Brexit having 'serious detrimental effect' on other policy areas, senior MPs warn Theresa May
Dragging out the Brexit process is having a “detrimental effect” on wider domestic policy, a cross-party group of senior MPs has warned Theresa May.
Six powerful committee chairs told the Prime Minister that the chaos in parliament over her Brexit deal risked causing “serious damage” to the country and was “sucking the life” out of the Government.
The warning came in a letter signed by three Tories: the Education Select Committee chair Robert Halfon, the Treasury Select Committee chair Nicky Morgan and the Culture Select Committee chair Damian Collins.

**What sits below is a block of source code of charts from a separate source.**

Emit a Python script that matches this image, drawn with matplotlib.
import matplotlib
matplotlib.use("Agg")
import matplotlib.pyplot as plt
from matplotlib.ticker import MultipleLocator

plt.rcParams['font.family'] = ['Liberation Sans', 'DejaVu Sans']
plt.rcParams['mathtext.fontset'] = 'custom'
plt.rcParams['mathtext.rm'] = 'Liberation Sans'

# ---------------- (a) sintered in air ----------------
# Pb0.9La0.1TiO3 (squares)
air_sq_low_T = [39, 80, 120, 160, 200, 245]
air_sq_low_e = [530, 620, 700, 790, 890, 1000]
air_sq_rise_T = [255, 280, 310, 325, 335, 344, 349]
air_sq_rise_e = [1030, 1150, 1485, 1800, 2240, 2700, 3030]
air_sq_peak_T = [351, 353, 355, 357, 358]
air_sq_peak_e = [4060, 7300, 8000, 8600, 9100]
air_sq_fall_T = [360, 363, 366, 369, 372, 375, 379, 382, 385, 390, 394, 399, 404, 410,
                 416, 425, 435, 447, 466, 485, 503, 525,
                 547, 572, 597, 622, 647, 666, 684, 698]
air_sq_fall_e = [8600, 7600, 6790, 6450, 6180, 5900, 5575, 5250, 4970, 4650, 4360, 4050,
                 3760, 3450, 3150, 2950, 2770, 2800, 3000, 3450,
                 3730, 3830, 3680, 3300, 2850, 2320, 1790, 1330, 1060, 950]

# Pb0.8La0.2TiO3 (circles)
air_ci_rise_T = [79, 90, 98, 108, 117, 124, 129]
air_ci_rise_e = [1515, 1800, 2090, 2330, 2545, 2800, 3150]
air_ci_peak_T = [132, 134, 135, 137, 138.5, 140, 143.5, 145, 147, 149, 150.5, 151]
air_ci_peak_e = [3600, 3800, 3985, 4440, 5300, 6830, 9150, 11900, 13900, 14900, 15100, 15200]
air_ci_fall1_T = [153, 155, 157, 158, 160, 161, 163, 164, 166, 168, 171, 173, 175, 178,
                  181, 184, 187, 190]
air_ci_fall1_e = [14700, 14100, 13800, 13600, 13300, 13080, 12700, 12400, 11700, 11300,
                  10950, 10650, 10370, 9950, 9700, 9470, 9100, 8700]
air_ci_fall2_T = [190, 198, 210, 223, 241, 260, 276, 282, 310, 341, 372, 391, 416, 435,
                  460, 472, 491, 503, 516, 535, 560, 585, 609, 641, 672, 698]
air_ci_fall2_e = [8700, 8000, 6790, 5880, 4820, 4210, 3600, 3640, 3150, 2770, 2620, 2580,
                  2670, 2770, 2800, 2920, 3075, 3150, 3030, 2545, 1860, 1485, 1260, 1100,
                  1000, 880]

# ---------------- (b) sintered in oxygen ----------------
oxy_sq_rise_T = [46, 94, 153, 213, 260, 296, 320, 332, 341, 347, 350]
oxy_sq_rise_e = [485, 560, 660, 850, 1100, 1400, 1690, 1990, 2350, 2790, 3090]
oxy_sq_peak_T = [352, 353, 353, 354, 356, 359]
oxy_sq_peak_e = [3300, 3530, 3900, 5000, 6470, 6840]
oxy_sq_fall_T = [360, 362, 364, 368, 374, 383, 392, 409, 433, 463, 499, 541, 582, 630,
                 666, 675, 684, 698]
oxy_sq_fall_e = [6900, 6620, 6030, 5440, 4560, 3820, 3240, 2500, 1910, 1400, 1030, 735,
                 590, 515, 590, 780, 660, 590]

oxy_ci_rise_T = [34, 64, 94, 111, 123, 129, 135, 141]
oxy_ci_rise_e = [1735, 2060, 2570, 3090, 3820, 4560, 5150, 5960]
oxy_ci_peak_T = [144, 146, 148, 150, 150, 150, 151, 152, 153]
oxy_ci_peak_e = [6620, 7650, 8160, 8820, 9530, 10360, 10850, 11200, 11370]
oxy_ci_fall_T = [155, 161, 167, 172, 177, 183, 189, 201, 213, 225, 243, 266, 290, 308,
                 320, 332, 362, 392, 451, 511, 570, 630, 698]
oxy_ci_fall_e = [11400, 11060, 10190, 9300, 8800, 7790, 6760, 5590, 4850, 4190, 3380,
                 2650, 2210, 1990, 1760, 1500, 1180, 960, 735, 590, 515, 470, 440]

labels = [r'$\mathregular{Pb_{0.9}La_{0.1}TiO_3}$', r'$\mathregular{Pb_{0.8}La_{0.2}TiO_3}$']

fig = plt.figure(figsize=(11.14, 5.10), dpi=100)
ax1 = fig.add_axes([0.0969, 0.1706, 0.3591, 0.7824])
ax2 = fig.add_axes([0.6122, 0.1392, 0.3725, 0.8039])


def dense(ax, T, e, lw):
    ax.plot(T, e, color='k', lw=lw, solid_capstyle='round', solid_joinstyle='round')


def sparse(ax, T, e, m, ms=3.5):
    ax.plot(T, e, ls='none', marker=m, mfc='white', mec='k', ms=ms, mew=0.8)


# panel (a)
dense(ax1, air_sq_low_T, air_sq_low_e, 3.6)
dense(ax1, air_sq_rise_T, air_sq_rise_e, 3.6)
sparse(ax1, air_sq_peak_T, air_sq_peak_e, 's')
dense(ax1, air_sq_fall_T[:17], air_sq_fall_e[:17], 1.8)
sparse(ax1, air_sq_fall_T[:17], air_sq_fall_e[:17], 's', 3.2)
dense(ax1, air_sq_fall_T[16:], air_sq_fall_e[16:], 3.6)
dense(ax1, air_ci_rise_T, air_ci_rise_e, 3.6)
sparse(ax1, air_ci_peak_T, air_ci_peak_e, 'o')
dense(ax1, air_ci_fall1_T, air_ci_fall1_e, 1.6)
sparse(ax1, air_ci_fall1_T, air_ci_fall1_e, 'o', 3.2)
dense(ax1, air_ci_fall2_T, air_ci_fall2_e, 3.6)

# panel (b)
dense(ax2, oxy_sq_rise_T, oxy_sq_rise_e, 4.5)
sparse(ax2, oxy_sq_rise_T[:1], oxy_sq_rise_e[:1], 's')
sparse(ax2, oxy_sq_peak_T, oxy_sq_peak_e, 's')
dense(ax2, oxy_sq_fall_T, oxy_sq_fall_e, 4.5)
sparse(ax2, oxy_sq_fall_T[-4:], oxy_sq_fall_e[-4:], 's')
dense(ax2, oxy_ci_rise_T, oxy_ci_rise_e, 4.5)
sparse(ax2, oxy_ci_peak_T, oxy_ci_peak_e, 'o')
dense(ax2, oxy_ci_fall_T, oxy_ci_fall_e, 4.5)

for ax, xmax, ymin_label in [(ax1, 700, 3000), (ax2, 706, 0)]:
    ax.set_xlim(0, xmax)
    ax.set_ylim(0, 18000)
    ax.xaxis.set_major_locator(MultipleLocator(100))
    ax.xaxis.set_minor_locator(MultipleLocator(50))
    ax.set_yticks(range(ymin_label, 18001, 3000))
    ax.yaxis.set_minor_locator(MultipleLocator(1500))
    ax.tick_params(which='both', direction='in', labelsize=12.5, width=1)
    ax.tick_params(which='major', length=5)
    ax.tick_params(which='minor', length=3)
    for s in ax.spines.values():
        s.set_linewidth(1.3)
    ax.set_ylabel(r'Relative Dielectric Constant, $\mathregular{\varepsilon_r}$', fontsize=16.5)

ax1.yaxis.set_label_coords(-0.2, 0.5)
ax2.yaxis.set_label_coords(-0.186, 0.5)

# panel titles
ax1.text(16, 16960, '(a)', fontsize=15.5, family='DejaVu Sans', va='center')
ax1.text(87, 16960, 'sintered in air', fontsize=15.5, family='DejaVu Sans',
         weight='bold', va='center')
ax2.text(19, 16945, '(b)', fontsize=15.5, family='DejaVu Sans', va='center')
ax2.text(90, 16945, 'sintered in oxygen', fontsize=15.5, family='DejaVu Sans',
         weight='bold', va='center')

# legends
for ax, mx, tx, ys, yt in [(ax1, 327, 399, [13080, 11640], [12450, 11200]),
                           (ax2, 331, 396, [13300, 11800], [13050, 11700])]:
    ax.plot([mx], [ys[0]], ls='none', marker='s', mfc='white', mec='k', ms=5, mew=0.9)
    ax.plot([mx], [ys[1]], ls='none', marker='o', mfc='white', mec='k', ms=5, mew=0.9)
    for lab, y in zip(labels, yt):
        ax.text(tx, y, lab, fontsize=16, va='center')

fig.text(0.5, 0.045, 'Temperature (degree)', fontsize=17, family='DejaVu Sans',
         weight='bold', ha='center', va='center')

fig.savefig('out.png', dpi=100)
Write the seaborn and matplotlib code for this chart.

The other signatories were Labour Work and Pensions Select Committee chair Frank Field, Labour Environmental Audit Committee chair Mary Creagh, and Norman Lamb, the Lib Dem boss of the Science and Technology Select Committee.
“Long-drawn-out arguments over Brexit and delays in reaching an agreement on our future relationship with the EU are having a serious detrimental effect on the conduct of wider domestic policy,” they said in the letter seen by The Observer.
“MPs of all parties and ministers should be addressing the most urgent challenges facing our country: safeguarding our NHS, improving social care for the elderly; stepping up the fight against crime and knife crime; sorting out our benefits system; improving our public transport and safeguarding the environment for future generations."
They added that Britain’s withdrawal from the European Union had prevented Mrs May from tackling the “burning injustices” in society, as she promised to do as she entered Downing Street in 2016.
“Instead, Brexit is sucking the life out of government at a time when our towns, cities and citizens face serious spending restraints," they fumed.
“Rather than continuing to drag out the Brexit process for months more, we must bring it to a close if we are to prevent serious damage to our country.”
Elsewhere, Greg Beales of the charity Shelter said the housing crisis was being neglected because “Brexit crowds out everything else”, while Campbell Robb, chief executive of the Joseph Rowntree Foundation, said the Government needed to "get a grip and deliver for people on low incomes".